To come up with a winning strategy for building trust and establishing lasting relationships, lenders need to understand where millennials are on their personal financial journey.
Millennials as a whole tend to be well-educated. A Pew Research Center study from 2010 estimated that 54% of this generation has at least some college education, making it the most educated generation in history.3
This may explain why millennials tend to be independent thinkers who enjoy bucking the established trends of other generations. Instead of being eager to secure credit, they have delayed accessing credit longer than their Gen X and boomer counterparts. For example, fewer millennials are opening bankcard accounts—only 27% have recently opened accounts, compared with 46% of their Gen X counterparts at the same age.4
Broadly speaking, millennials may be book-smart, but they tend to be credit-challenged—and yet they often don’t appear to know it.
A recent survey by Experian found that 71% of millennials consider themselves to be knowledgeable about their credit, while in truth their perception is far from accurate.5 For example, they estimate that their generation’s average credit score is 654—it actually is much lower at 625.

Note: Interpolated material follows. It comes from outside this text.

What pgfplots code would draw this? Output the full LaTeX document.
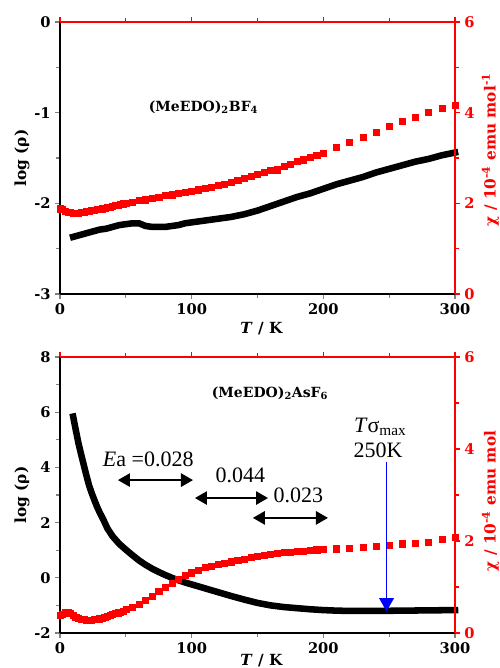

Millennials also miss the mark when estimating their generation’s average debt, believing it to be $26,600, when it actually is nearly double at $52,200. Two reasons for this gap between perception and reality: Millennials rarely check their credit reports, and one in three don’t know their credit score.
While millennials as a whole have kept their debt exposure lower than other generations, they also have the lowest credit scores and the least understanding of their credit. This translates into a generation that is less engaged and has a diminished ability to obtain higher-priced consumer items—a fact of particular concern to many industries, such as automotive and real estate.
Driven to be entrepreneurs
Not surprisingly, millennials view employment differently from other generations.
For example, 57% of millennials feel that their work is more than “just a job.”6 While money is important, they’re motivated to be a part of something bigger than themselves that will have a positive impact on their local communities or even the world.
Forbes magazine reported the results of a 2014 survey by Bentley University indicating that unlike past generations, who sought the prestige of moving up the corporate ladder, millennials can be considered the “True Entrepreneur Generation.”7 Experian research reinforces this finding, revealing that 67% of millennials have the goal of starting their own business.
In looking at the credit and payment behavior of millennial small-business owners, Experian has found that despite having the lowest commercial and consumer credit scores among the generations, millennial small-business owners are the most credit-active generation.
Since length of credit history is a major contributor to a positive credit profile, it’s not surprising that millennials have the lowest commercial and consumer credit scores. But look to the long term.
There is every reason to believe that members of this generation will continue to strengthen their credit scores over time, making them a vital and active business force in the marketplace. Becoming a trusted partner to millennials inevitably will open doors to tremendous future possibilities for banks looking to tap into the growth of these small-business entrepreneurs.
Taking long-term approach with millennials
Millennials undoubtedly have had their fair share of challenges when it comes to personal finances, but an Experian study found that 71% of this generation remains confident about their financial future.8 In the next decade or so, millennials will begin starting families, buying homes and, for many, chasing their entrepreneurial dreams.
In order to tap into this emerging demographic base, lenders need to take a long-term approach that focuses on developing trust and creating brand preference with this crucial market. Working closely with millennials will create new opportunities for banks.